__What is asked__:
All of the lines below are to be printed again exactly; images are excluded from the output.

__Provided data__:
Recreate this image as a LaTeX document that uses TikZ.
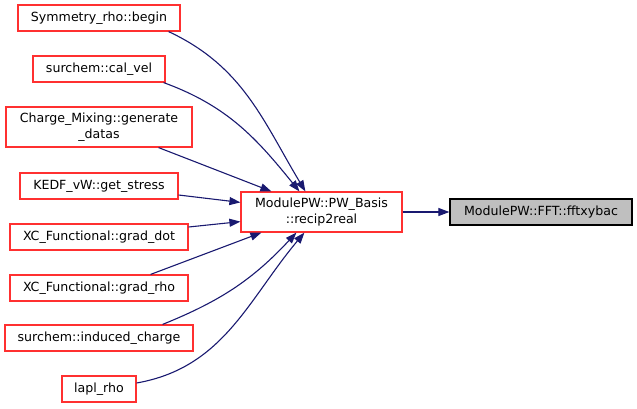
\documentclass[tikz,border=0pt]{standalone}
\usepackage{fontspec}
\setmainfont{DejaVu Sans}
\usetikzlibrary{arrows.meta}

\definecolor{edgeblue}{RGB}{25,25,112}
\definecolor{boxred}{RGB}{255,48,48}
\definecolor{boxgray}{RGB}{191,191,191}

\begin{document}
\begin{tikzpicture}[x=1pt, y=1pt, font=\fontsize{12.6}{15.5}\selectfont,
  fn/.style={draw=boxred, line width=1.2pt, fill=white, inner sep=0pt, minimum height=26pt, align=center},
  cur/.style={draw=black, line width=1.2pt, fill=boxgray, inner sep=0pt, minimum height=26pt},
  call/.style={draw=edgeblue, line width=1.1pt, -{Triangle[length=11pt,width=8pt]}}]
  \useasboundingbox (0,0) rectangle (637,-408);
  % callers
  \node[fn, minimum width=162pt] (sym) at (99,-18) {Symmetry\_rho::begin};
  \node[fn, minimum width=132pt] (calvel) at (99,-69) {surchem::cal\_vel};
  \node[fn, minimum width=186pt, minimum height=40pt] (chgmix) at (99,-127) {Charge\_Mixing::generate\\\_datas};
  \node[fn, minimum width=158pt] (kedf) at (99,-186) {KEDF\_vW::get\_stress};
  \node[fn, minimum width=178pt] (graddot) at (99,-237) {XC\_Functional::grad\_dot};
  \node[fn, minimum width=178pt] (gradrho) at (99,-288) {XC\_Functional::grad\_rho};
  \node[fn, minimum width=188pt] (induced) at (99,-338) {surchem::induced\_charge};
  \node[fn, minimum width=74pt] (laplrho) at (99,-389) {lapl\_rho};
  % middle and current function
  \node[fn, minimum width=161pt, minimum height=40pt] (recip) at (321.5,-212) {ModulePW::PW\_Basis\\::recip2real};
  \node[cur, minimum width=182pt] (fftxy) at (541,-212) {ModulePW::FFT::fftxybac};
  % calls
  \draw[call] ([xshift=-12pt]sym.south east) to[out=-25, in=121] ([xshift=65pt]recip.north west);
  \draw[call] ([xshift=-2pt]calvel.south east) to[out=-20, in=129] ([xshift=59pt]recip.north west);
  \draw[call] ([xshift=-34pt]chgmix.south east) -- ([xshift=31pt]recip.north west);
  \draw[call] ([yshift=-9pt]kedf.east) -- ([yshift=-11pt]recip.north west);
  \draw[call] ([yshift=10pt]graddot.east) -- ([yshift=11pt]recip.south west);
  \draw[call] ([xshift=-38pt]gradrho.north east) -- ([xshift=21pt]recip.south west);
  \draw[call] ([xshift=-31pt]induced.north east) to[out=22, in=-133] ([xshift=56pt]recip.south west);
  \draw[call] ([yshift=6pt]laplrho.east) to[out=10, in=-130] ([xshift=64pt]recip.south west);
  \draw[call] (recip) -- (fftxy);
\end{tikzpicture}
\end{document}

__Exercise answer__:
Recreate this image as a LaTeX document that uses TikZ.
\documentclass[tikz,border=0pt]{standalone}
\usepackage{fontspec}
\setmainfont{DejaVu Sans}
\usetikzlibrary{arrows.meta}

\definecolor{edgeblue}{RGB}{25,25,112}
\definecolor{boxred}{RGB}{255,48,48}
\definecolor{boxgray}{RGB}{191,191,191}

\begin{document}
\begin{tikzpicture}[x=1pt, y=1pt, font=\fontsize{12.6}{15.5}\selectfont,
  fn/.style={draw=boxred, line width=1.2pt, fill=white, inner sep=0pt, minimum height=26pt, align=center},
  cur/.style={draw=black, line width=1.2pt, fill=boxgray, inner sep=0pt, minimum height=26pt},
  call/.style={draw=edgeblue, line width=1.1pt, -{Triangle[length=11pt,width=8pt]}}]
  \useasboundingbox (0,0) rectangle (637,-408);
  % callers
  \node[fn, minimum width=162pt] (sym) at (99,-18) {Symmetry\_rho::begin};
  \node[fn, minimum width=132pt] (calvel) at (99,-69) {surchem::cal\_vel};
  \node[fn, minimum width=186pt, minimum height=40pt] (chgmix) at (99,-127) {Charge\_Mixing::generate\\\_datas};
  \node[fn, minimum width=158pt] (kedf) at (99,-186) {KEDF\_vW::get\_stress};
  \node[fn, minimum width=178pt] (graddot) at (99,-237) {XC\_Functional::grad\_dot};
  \node[fn, minimum width=178pt] (gradrho) at (99,-288) {XC\_Functional::grad\_rho};
  \node[fn, minimum width=188pt] (induced) at (99,-338) {surchem::induced\_charge};
  \node[fn, minimum width=74pt] (laplrho) at (99,-389) {lapl\_rho};
  % middle and current function
  \node[fn, minimum width=161pt, minimum height=40pt] (recip) at (321.5,-212) {ModulePW::PW\_Basis\\::recip2real};
  \node[cur, minimum width=182pt] (fftxy) at (541,-212) {ModulePW::FFT::fftxybac};
  % calls
  \draw[call] ([xshift=-12pt]sym.south east) to[out=-25, in=121] ([xshift=65pt]recip.north west);
  \draw[call] ([xshift=-2pt]calvel.south east) to[out=-20, in=129] ([xshift=59pt]recip.north west);
  \draw[call] ([xshift=-34pt]chgmix.south east) -- ([xshift=31pt]recip.north west);
  \draw[call] ([yshift=-9pt]kedf.east) -- ([yshift=-11pt]recip.north west);
  \draw[call] ([yshift=10pt]graddot.east) -- ([yshift=11pt]recip.south west);
  \draw[call] ([xshift=-38pt]gradrho.north east) -- ([xshift=21pt]recip.south west);
  \draw[call] ([xshift=-31pt]induced.north east) to[out=22, in=-133] ([xshift=56pt]recip.south west);
  \draw[call] ([yshift=6pt]laplrho.east) to[out=10, in=-130] ([xshift=64pt]recip.south west);
  \draw[call] (recip) -- (fftxy);
\end{tikzpicture}
\end{document}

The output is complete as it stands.